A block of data
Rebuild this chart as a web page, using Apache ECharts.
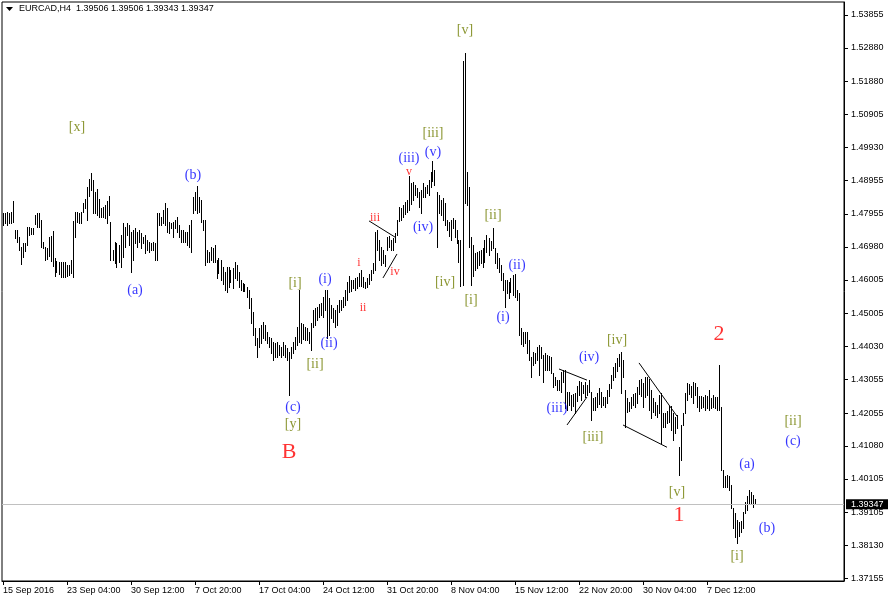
<!DOCTYPE html>
<html><head><meta charset="utf-8">
<script src="https://cdn.jsdelivr.net/npm/echarts@6/dist/echarts.min.js"></script>
<style>html,body{margin:0;padding:0;background:#fff}#c{width:888px;height:602px}</style>
</head><body><div id="c"></div>
<script>
const symbolName = 'EURCAD,H4';
const lastOHLC = [1.39506, 1.39506, 1.39343, 1.39347];

const highs = [
1.4798,1.4798,1.4801,1.4798,1.4801,1.4834,1.4748,1.4748,1.4727,1.4697,
1.4709,1.4709,1.4757,1.4757,1.4754,1.4754,1.4792,1.4798,1.4798,1.4778,
1.4712,1.4697,1.4694,1.4727,1.4730,1.4745,1.4665,1.4656,1.4653,1.4653,
1.4653,1.4653,1.4644,1.4644,1.4659,1.4775,1.4801,1.4801,1.4798,1.4801,
1.4828,1.4840,1.4876,1.4899,1.4917,1.4896,1.4861,1.4870,1.4840,1.4813,
1.4816,1.4822,1.4834,1.4849,1.4772,1.4689,1.4712,1.4709,1.4703,1.4733,
1.4769,1.4757,1.4769,1.4763,1.4742,1.4748,1.4754,1.4742,1.4748,1.4739,
1.4727,1.4733,1.4718,1.4712,1.4709,1.4712,1.4709,1.4798,1.4798,1.4786,
1.4807,1.4828,1.4813,1.4772,1.4769,1.4772,1.4778,1.4786,1.4763,1.4748,
1.4748,1.4742,1.4742,1.4763,1.4778,1.4846,1.4861,1.4879,1.4846,1.4837,
1.4778,1.4778,1.4689,1.4683,1.4697,1.4694,1.4703,1.4659,1.4665,1.4659,
1.4639,1.4624,1.4639,1.4639,1.4630,1.4636,1.4653,1.4644,1.4624,1.4600,
1.4591,1.4588,1.4579,1.4570,1.4547,1.4505,1.4458,1.4428,1.4458,1.4466,
1.4475,1.4466,1.4446,1.4431,1.4428,1.4416,1.4413,1.4416,1.4407,1.4401,
1.4416,1.4407,1.4398,1.4386,1.4401,1.4416,1.4431,1.4461,1.4570,1.4472,
1.4469,1.4461,1.4458,1.4446,1.4472,1.4511,1.4517,1.4520,1.4529,1.4532,
1.4550,1.4570,1.4570,1.4547,1.4526,1.4517,1.4511,1.4526,1.4541,1.4541,
1.4550,1.4570,1.4594,1.4612,1.4600,1.4600,1.4606,1.4609,1.4621,1.4630,
1.4609,1.4594,1.4606,1.4618,1.4630,1.4650,1.4742,1.4748,1.4718,1.4697,
1.4689,1.4674,1.4727,1.4730,1.4718,1.4724,1.4739,1.4778,1.4816,1.4813,
1.4822,1.4831,1.4837,1.4908,1.4887,1.4890,1.4881,1.4873,1.4861,1.4867,
1.4887,1.4876,1.4881,1.4896,1.4920,1.4953,1.4926,1.4861,1.4852,1.4837,
1.4843,1.4828,1.4778,1.4772,1.4778,1.4783,1.4778,1.4748,1.4718,1.4718,
1.5249,1.5273,1.4920,1.4876,1.4727,1.4703,1.4680,1.4683,1.4686,1.4689,
1.4694,1.4718,1.4733,1.4724,1.4715,1.4754,1.4694,1.4680,1.4665,1.4644,
1.4621,1.4600,1.4600,1.4594,1.4606,1.4615,1.4618,1.4570,1.4561,1.4458,
1.4446,1.4446,1.4446,1.4422,1.4372,1.4386,1.4383,1.4401,1.4407,1.4401,
1.4377,1.4383,1.4377,1.4374,1.4372,1.4324,1.4312,1.4303,1.4303,1.4327,
1.4333,1.4333,1.4268,1.4268,1.4259,1.4262,1.4265,1.4285,1.4300,1.4297,
1.4288,1.4297,1.4288,1.4303,1.4268,1.4250,1.4253,1.4265,1.4280,1.4268,
1.4253,1.4253,1.4274,1.4291,1.4318,1.4342,1.4354,1.4369,1.4380,1.4386,
1.4363,1.4274,1.4250,1.4238,1.4253,1.4262,1.4265,1.4283,1.4303,1.4306,
1.4294,1.4312,1.4312,1.4306,1.4274,1.4250,1.4238,1.4229,1.4259,1.4265,
1.4205,1.4205,1.4211,1.4226,1.4226,1.4205,1.4193,1.4199,1.4104,1.4170,
1.4205,1.4265,1.4294,1.4291,1.4285,1.4297,1.4294,1.4283,1.4256,1.4256,
1.4253,1.4259,1.4256,1.4274,1.4250,1.4259,1.4253,1.4253,1.4348,1.4223,
1.4037,1.4019,1.4022,1.4019,1.3992,1.3924,1.3909,1.3888,1.3882,1.3885,
1.3912,1.3942,1.3959,1.3977,1.3971,1.3962,1.39506
];
const lows = [
1.4763,1.4769,1.4763,1.4769,1.4769,1.4772,1.4724,1.4712,1.4689,1.4647,
1.4668,1.4686,1.4703,1.4733,1.4736,1.4736,1.4766,1.4757,1.4757,1.4697,
1.4694,1.4659,1.4662,1.4671,1.4656,1.4641,1.4612,1.4624,1.4618,1.4609,
1.4609,1.4609,1.4612,1.4615,1.4621,1.4609,1.4727,1.4772,1.4769,1.4769,
1.4801,1.4813,1.4778,1.4849,1.4867,1.4798,1.4798,1.4792,1.4786,1.4786,
1.4786,1.4783,1.4769,1.4792,1.4659,1.4659,1.4650,1.4639,1.4653,1.4639,
1.4668,1.4697,1.4733,1.4703,1.4624,1.4659,1.4709,1.4697,1.4712,1.4694,
1.4709,1.4680,1.4689,1.4683,1.4689,1.4689,1.4659,1.4659,1.4763,1.4763,
1.4769,1.4763,1.4742,1.4739,1.4754,1.4727,1.4754,1.4742,1.4727,1.4712,
1.4712,1.4712,1.4703,1.4697,1.4683,1.4798,1.4807,1.4798,1.4801,1.4772,
1.4748,1.4644,1.4653,1.4653,1.4659,1.4653,1.4653,1.4606,1.4621,1.4600,
1.4588,1.4570,1.4564,1.4579,1.4594,1.4576,1.4606,1.4600,1.4579,1.4570,
1.4567,1.4567,1.4550,1.4517,1.4472,1.4437,1.4407,1.4372,1.4401,1.4413,
1.4428,1.4422,1.4413,1.4401,1.4383,1.4363,1.4372,1.4372,1.4377,1.4372,
1.4377,1.4372,1.4363,1.4259,1.4369,1.4383,1.4395,1.4407,1.4416,1.4413,
1.4425,1.4422,1.4422,1.4413,1.4392,1.4461,1.4466,1.4481,1.4490,1.4496,
1.4490,1.4511,1.4428,1.4437,1.4487,1.4475,1.4461,1.4466,1.4505,1.4511,
1.4520,1.4526,1.4541,1.4564,1.4567,1.4576,1.4570,1.4576,1.4582,1.4582,
1.4579,1.4576,1.4579,1.4588,1.4600,1.4621,1.4630,1.4689,1.4659,1.4644,
1.4650,1.4641,1.4689,1.4697,1.4689,1.4689,1.4712,1.4733,1.4775,1.4778,
1.4786,1.4795,1.4801,1.4807,1.4825,1.4837,1.4852,1.4846,1.4816,1.4798,
1.4846,1.4846,1.4858,1.4852,1.4876,1.4893,1.4881,1.4697,1.4798,1.4792,
1.4778,1.4763,1.4748,1.4730,1.4718,1.4754,1.4727,1.4709,1.4653,1.4582,
1.4585,1.4828,1.4822,1.4697,1.4585,1.4612,1.4630,1.4636,1.4644,1.4650,
1.4639,1.4653,1.4683,1.4674,1.4689,1.4694,1.4650,1.4636,1.4624,1.4600,
1.4570,1.4520,1.4561,1.4547,1.4564,1.4556,1.4550,1.4541,1.4437,1.4410,
1.4404,1.4413,1.4383,1.4363,1.4312,1.4348,1.4354,1.4363,1.4318,1.4369,
1.4297,1.4333,1.4333,1.4333,1.4324,1.4282,1.4288,1.4274,1.4274,1.4268,
1.4297,1.4220,1.4214,1.4229,1.4214,1.4226,1.4205,1.4241,1.4259,1.4244,
1.4265,1.4253,1.4259,1.4268,1.4185,1.4214,1.4214,1.4223,1.4232,1.4223,
1.4229,1.4223,1.4235,1.4256,1.4280,1.4303,1.4312,1.4330,1.4345,1.4265,
1.4312,1.4164,1.4208,1.4211,1.4220,1.4229,1.4223,1.4235,1.4262,1.4256,
1.4223,1.4253,1.4259,1.4214,1.4191,1.4208,1.4199,1.4193,1.4205,1.4116,
1.4164,1.4164,1.4176,1.4179,1.4155,1.4125,1.4146,1.4161,1.4022,1.4066,
1.4170,1.4205,1.4244,1.4262,1.4253,1.4235,1.4259,1.4223,1.4211,1.4220,
1.4223,1.4214,1.4220,1.4214,1.4220,1.4223,1.4220,1.4214,1.4214,1.4037,
1.3986,1.3986,1.3986,1.3977,1.3924,1.3865,1.3838,1.3820,1.3841,1.3853,
1.3865,1.3909,1.3918,1.3939,1.3939,1.3927,1.39343
];

const slotCount = 421;
const xTickIdx = [0,32,64,96,128,160,192,224,256,288,320,352];
const xTickLabels = ['15 Sep 2016','23 Sep 04:00','30 Sep 12:00','7 Oct 20:00','17 Oct 04:00','24 Oct 12:00',
  '31 Oct 20:00','8 Nov 04:00','15 Nov 12:00','22 Nov 20:00','30 Nov 04:00','7 Dec 12:00'];
const yTickValues = [1.53855,1.52880,1.51880,1.50905,1.49930,1.48955,1.47955,1.46980,1.46005,
  1.45005,1.44030,1.43055,1.42055,1.41080,1.40105,1.39105,1.38130,1.37155];

// [barIndex, price, text, style]
const waveLabels = [
  [37,1.5053,'[x]','g'],[66,1.4570,'(a)','b'],[95,1.4911,'(b)','b'],
  [146,1.4591,'[i]','g'],[161,1.4603,'(i)','b'],[156,1.4351,'[ii]','g'],[162.5,1.4413,'(ii)','b'],
  [145,1.4223,'(c)','b'],[145,1.4173,'[y]','g'],[143,1.4090,'B','R'],
  [178,1.4650,'i','r'],[180,1.4517,'ii','r'],[185.5,1.4784,'iii','r'],[196,1.4624,'iv','r'],[203,1.4920,'v','r'],
  [203,1.4962,'(iii)','b'],[215,1.4979,'(v)','b'],[215,1.5036,'[iii]','g'],[209.5,1.4757,'(iv)','b'],
  [231,1.5341,'[v]','g'],[221,1.4594,'[iv]','g'],[233.5,1.4541,'[i]','g'],[245,1.4793,'[ii]','g'],
  [256.5,1.4644,'(ii)','b'],[250,1.4490,'(i)','b'],[292.5,1.4372,'(iv)','b'],[277,1.4220,'(iii)','b'],
  [295,1.4134,'[iii]','g'],[307,1.4422,'[iv]','g'],[357.5,1.4440,'2','R'],[336.5,1.3971,'[v]','g'],
  [338,1.3903,'1','R'],[372,1.4054,'(a)','b'],[382,1.3865,'(b)','b'],[367,1.3781,'[i]','g'],
  [394.5,1.4182,'[ii]','g'],[394.5,1.4122,'(c)','b']
];
const labelStyles = {
  g: {color:'#6f7d00', fontSize:14},
  b: {color:'#0000ff', fontSize:14},
  r: {color:'#ff0000', fontSize:12},
  R: {color:'#ff0000', fontSize:22}
};
const trendLines = [
  [[183,1.4775],[196,1.4727]],
  [[190,1.4606],[197,1.4677]],
  [[278,1.4336],[292,1.4303]],
  [[282,1.4170],[292,1.4253]],
  [[318,1.4354],[337,1.4196]],
  [[310,1.4170],[332,1.4104]]
];

const categories = Array.from({length: slotCount}, (_, i) => String(i));
const tickMap = {};
xTickIdx.forEach((ix, k) => { tickMap[ix] = xTickLabels[k]; });
const barData = highs.map((h, i) => [i, h, lows[i]]);

const chart = echarts.init(document.getElementById('c'), null, {renderer: 'canvas'});
const FONT = 'Liberation Sans';

const series = [{
  type: 'custom',
  silent: true,
  data: barData,
  encode: {x: 0, y: [1, 2]},
  renderItem: function (params, api) {
    const i = api.value(0);
    const p1 = api.coord([i, api.value(1)]);
    const p2 = api.coord([i, api.value(2)]);
    const x = Math.floor(p1[0]) + 0.5;
    return {type: 'line', shape: {x1: x, y1: Math.round(p1[1]), x2: x, y2: Math.round(p2[1]) + 1},
      style: {stroke: '#000', lineWidth: 1}};
  },
  markLine: {
    silent: true, symbol: 'none', animation: false, precision: 5,
    lineStyle: {color: '#c0c0c0', type: 'solid', width: 1},
    label: {position: 'end', formatter: lastOHLC[3].toFixed(5), color: '#fff', backgroundColor: '#000',
      padding: [1, 5, 0, 5], fontSize: 9, fontFamily: FONT, distance: 2},
    data: [{yAxis: lastOHLC[3]}]
  },
  z: 3
}, {
  type: 'scatter',
  silent: true,
  symbolSize: 1,
  itemStyle: {color: 'rgba(0,0,0,0)'},
  data: waveLabels.map(w => ({
    value: [w[0], w[1]],
    label: {show: true, position: 'inside', formatter: w[2], color: labelStyles[w[3]].color,
      fontSize: labelStyles[w[3]].fontSize, fontFamily: 'Liberation Serif'}
  })),
  z: 5
}];
trendLines.forEach(t => series.push({
  type: 'line', silent: true, symbol: 'none', data: t, animation: false,
  lineStyle: {color: '#000', width: 1}, z: 4
}));

chart.setOption({
  animation: false,
  backgroundColor: '#fff',
  grid: {left: 2, right: 44, top: 2, bottom: 21, show: true, borderColor: '#000', borderWidth: 1, backgroundColor: 'transparent'},
  xAxis: {
    type: 'category', data: categories, boundaryGap: true,
    axisLine: {show: true, lineStyle: {color: '#000'}},
    axisTick: {show: true, alignWithLabel: true, length: 4, lineStyle: {color: '#000'},
      interval: (i) => tickMap[i] !== undefined},
    axisLabel: {show: true, interval: (i) => tickMap[i] !== undefined, formatter: (v, i) => tickMap[i] || '',
      align: 'left', color: '#000', fontSize: 9, fontFamily: FONT, margin: 5},
    splitLine: {show: false}
  },
  yAxis: {
    type: 'value', position: 'right', min: 1.37075, max: 1.5424, scale: true,
    axisLine: {show: true, lineStyle: {color: '#000'}},
    axisTick: {show: true, length: 4, lineStyle: {color: '#000'}, customValues: yTickValues},
    axisLabel: {show: true, customValues: yTickValues, formatter: v => v.toFixed(5), color: '#000',
      fontSize: 9, fontFamily: FONT, margin: 7},
    splitLine: {show: false}
  },
  graphic: [
    {type: 'polygon', shape: {points: [[6, 7], [13, 7], [9.5, 11]]}, style: {fill: '#000'}},
    {type: 'text', left: 19, top: 4, style: {text: symbolName + '  ' + lastOHLC.map(v => v.toFixed(5)).join(' '),
      fill: '#000', font: '9px ' + FONT}}
  ],
  series: series
});
</script>
</body></html>
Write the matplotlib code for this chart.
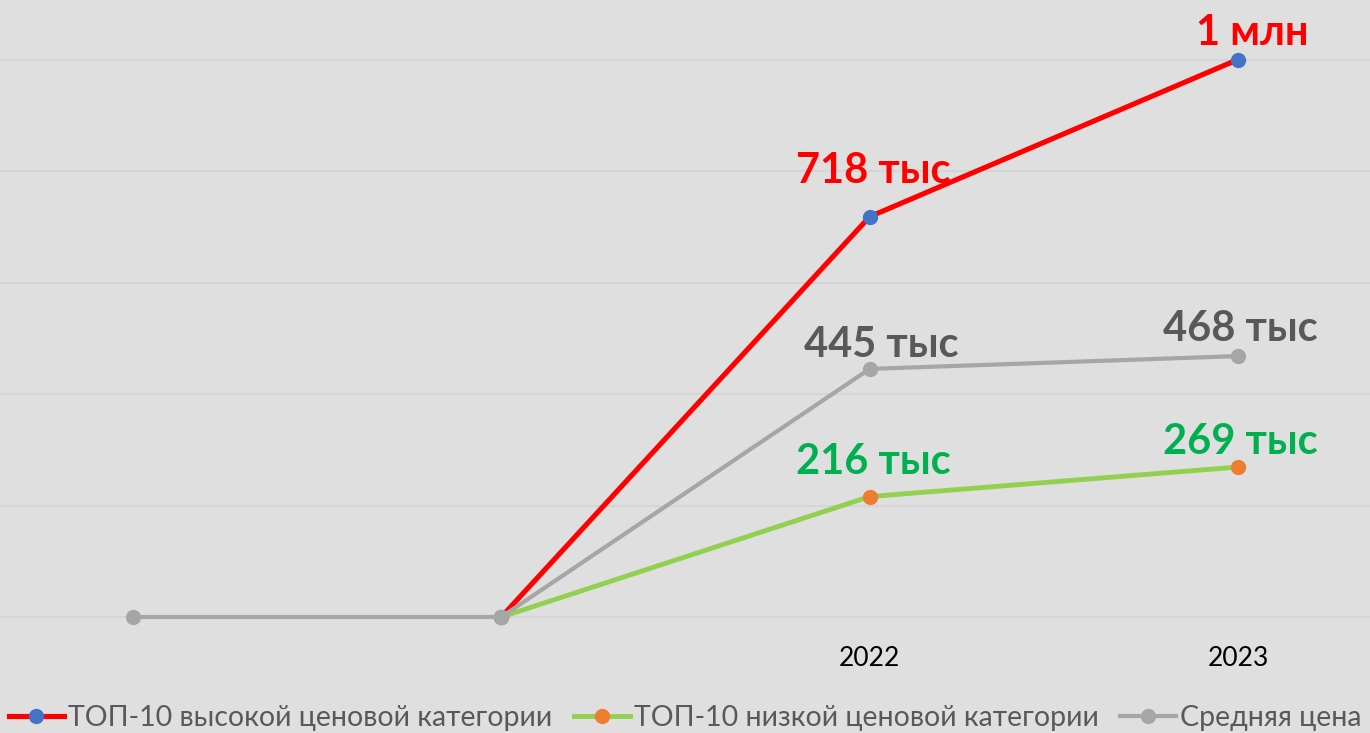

• [YOUR INSTRUCTIONS]:
Copy exactly the lines from the first line of the records above through the line with "const lastOHLC = [1.39506, 1.39506, 1.39343, 1.39347];", both included, and nothing else. Pictures stay out.

• [EXERCISE ANSWER]:
Rebuild this chart as a web page, using Apache ECharts.
<!DOCTYPE html>
<html><head><meta charset="utf-8">
<script src="https://cdn.jsdelivr.net/npm/echarts@6/dist/echarts.min.js"></script>
<style>html,body{margin:0;padding:0;background:#fff}#c{width:888px;height:602px}</style>
</head><body><div id="c"></div>
<script>
const symbolName = 'EURCAD,H4';
const lastOHLC = [1.39506, 1.39506, 1.39343, 1.39347];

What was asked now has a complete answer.